14.09.22
Un articolo scritto dal Presidente Beniamino A. Piccone per MF.
E’ passato molto tempo da quando nei primi anni Ottanta del secolo scorso l’allora ministro del Tesoro Beniamino Andreatta creò le condizioni per la nascita dei fondi comuni di investimento mobiliare. Nel marzo 1982 Andreatta, durante l’esame del disegno di legge (approvato poi con modifiche dalla Camera il 23 marzo 1983, Legge n. 77) da parte della Commissione Finanza e Tesoro del Senato, il suo intervento si concentrò sui “mali profondi” del mercato finanziario italiano: la scarsa profittabilità delle società sotto il profilo degli interessi degli azionisti, i comportamenti spesso “poco apprezzabili” degli amministratori delle società, la scarsa trasparenza dei bilanci che non stimolava la fiducia dei risparmiatori.
Andreatta, lucido come sempre, ritenne che l’istituzione dei fondi comuni di investimento (non presenti in alcun modo in Italia) potessero anche avere una funzione stabilizzatrice. A tal proposito il ministro – del governo guidato da Giovanni Spadolini – citò il fatto che nella crisi finanziaria dell’estate 1981 i gestori di fondi erano stati gli unici a non aver perso la calma.
Sul fronte fiscale Andreatta si spese ripetutamente a favore del risparmiatore collettivo – detentore di quote di partecipazione di un fondo, rispetto al risparmiatore individuale che si rivolgeva alla stessa attività.
A distanza di quarant’anni possiamo rilevare come la tassazione dei fondi comuni di investimento e delle sicav sia profondamente scorretta e distorsiva. Infatti le plusvalenze derivanti dalla vendita in profitto di un fondo comune sono considerati redditi da capitale tassati al 26%, ma le perdite sullo stesso strumento sono considerati redditi diversi, impedendo la compensazione tra utili e perdite. In tal modo il risparmiatore di trova a pagare anche quando non ha realizzato alcuna plusvalenza effettiva.

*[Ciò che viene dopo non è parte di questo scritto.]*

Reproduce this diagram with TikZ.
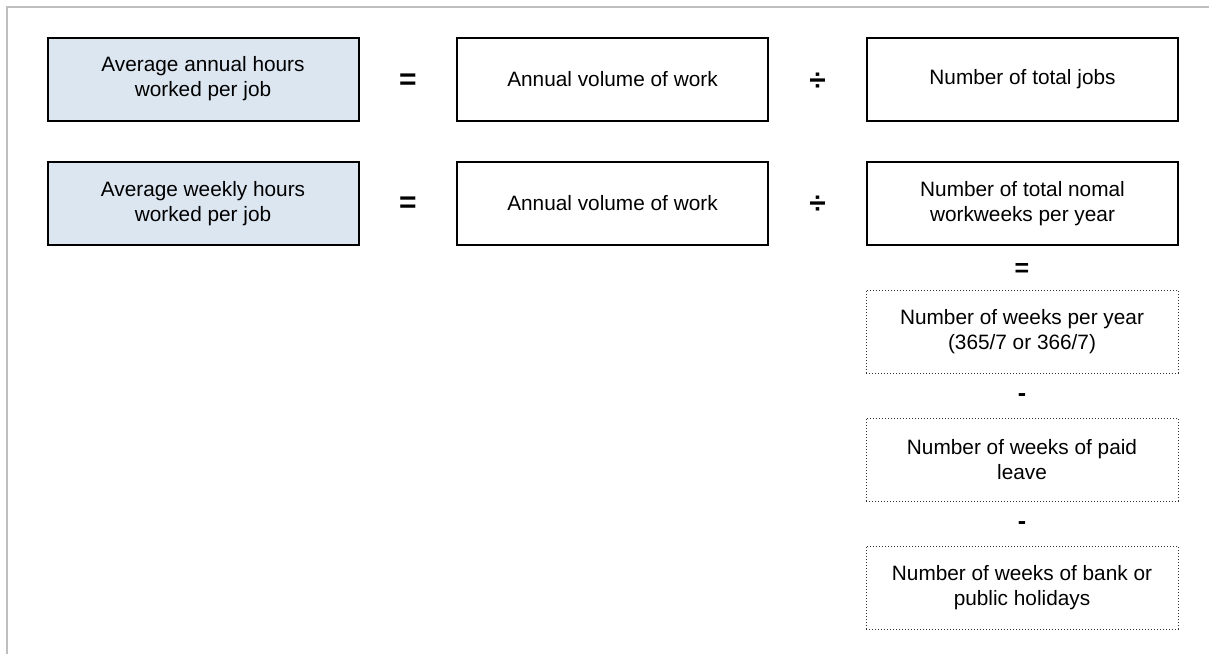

Sebbene in questo terribile 2022 – caratterizzato dal rialzo dei rendimenti obbligazionari e dal calo delle azioni in tutto il mondo – parlare di plusvalenze può sembrare un sogno, proviamoci lo stesso. Se un investitore di lungo termine, su un capitale ipotetico di 200mila euro consegue un profitto di 10mila euro (su 100 mila euro investiti in un fondo azionario globale) e una minusvalenza di 10mila euro (su un fondo obbligazionario high yield dove ha investito 100mila euro), si trova a pagare il 26% di 10mila euro – 2.600 euro – quando di fatto si ritrova ad avere lo stesso capitale iniziale. In questo modo, lo Stato agisce in modo scorretto, tassando anche quando la plusvalenza complessiva non esiste.
Le distorsioni causate da questo sistema si moltiplicano. Infatti una tassazione così composita induce gli investitori a investire in strumenti complessi come i certificati, i cui profitti sono compensabili con le perdite sui fondi. Come ha scritto saggiamente il professor Andrea Resti dell’Università Bocconi, “chi investe in prodotti semplici e trasparenti come i fondi viene così penalizzato dallo Stato: quello stesso ministero dell’Economia che, con una mano, sostiene campagne di educazione finanziaria, con l’altra incoraggia l’acquisto di prodotti più complessi e meno tutelati”.
E’ tempo che il Ministero dell’Economia, invece che costruire le proprie fortune sull’asimmetria tributaria – che impedisce ai risparmiatori di utilizzare le minusvalenze pregresse – adotti comportamenti corretti e responsabili, rivedendo questa distorsione nella tassazione dei fondi comuni di investimento.
Beniamino Andreatta, grande civil servant, sarebbe certamente d’accordo.